Der Kommunismus und die Parteien

Die Partei der Bolschewiki: Diese Partei ist eine Abspaltung der russischen Sozialdemokratie. Sie erhob sich selber zur "Avantgarde des Proletariats" und war straff und autoritär organisiert. Ihr Ziel war es, unter ihrer Führung einen Aufstand zu beginnen, die Macht im Staat zu übernehmen und „den Sozialismus“ einzuführen. Vom revolutionären Bewußtsein des Arbeiters hielt die Partei nicht allzu viel. Als die Revolution 1917 in Russland begann, zog sie mit und kämpfte unter der Parole "Alle Macht den Räten" an der Seite der Anarchisten und Sozialrevolutionäre mit dem Volk für die Revolution. Das war nur ein taktischer Zug - als die Bolschewiki die Macht übernahmen, zerschlugen sie zuerst einmal die anarchistischen und sozialrevolutionären Organisationen und machten Schritt für Schritt die Revolution rückgängig. Die Räte wurden entmachtet, Polizei und Armee wieder aufgebaut und gegen das eigene Volk eingesetzt. Die Bürokratie hielt überall Einzug und Erhebungen gegen die neue Parteidiktatur wurden blutig niedergeschlagen. Nach knapp 20 Jahren unterlag Russland der brutalen Diktatur eines einzigen Mannes - Josef Stalin. Von Sozialismus keine Spur, von Freiheit erst recht nicht.
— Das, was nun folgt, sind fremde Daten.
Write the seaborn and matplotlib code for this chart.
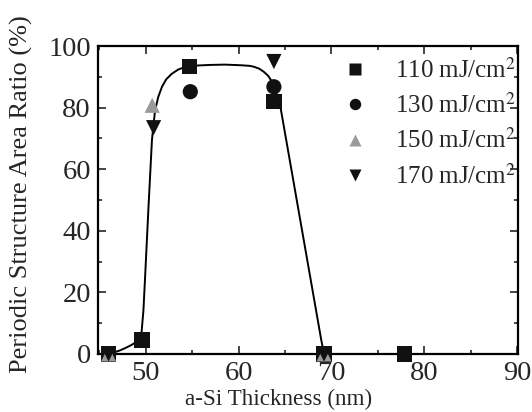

Es geht nicht darum, die politische Macht zu erobern, sondern sie zu zerschlagen! Sowohl die bolschewistischen Avantgardekonzepte, als auch die parlamentarisch-reformistischen Sozialdemokratien sind gescheitert. Nicht die Übernahme des Staates ist der Weg zur Überwindung von Ausbeutung und Herrschaft, sondern seine vollständige Ersetzung durch neue Organisationsformen von unten!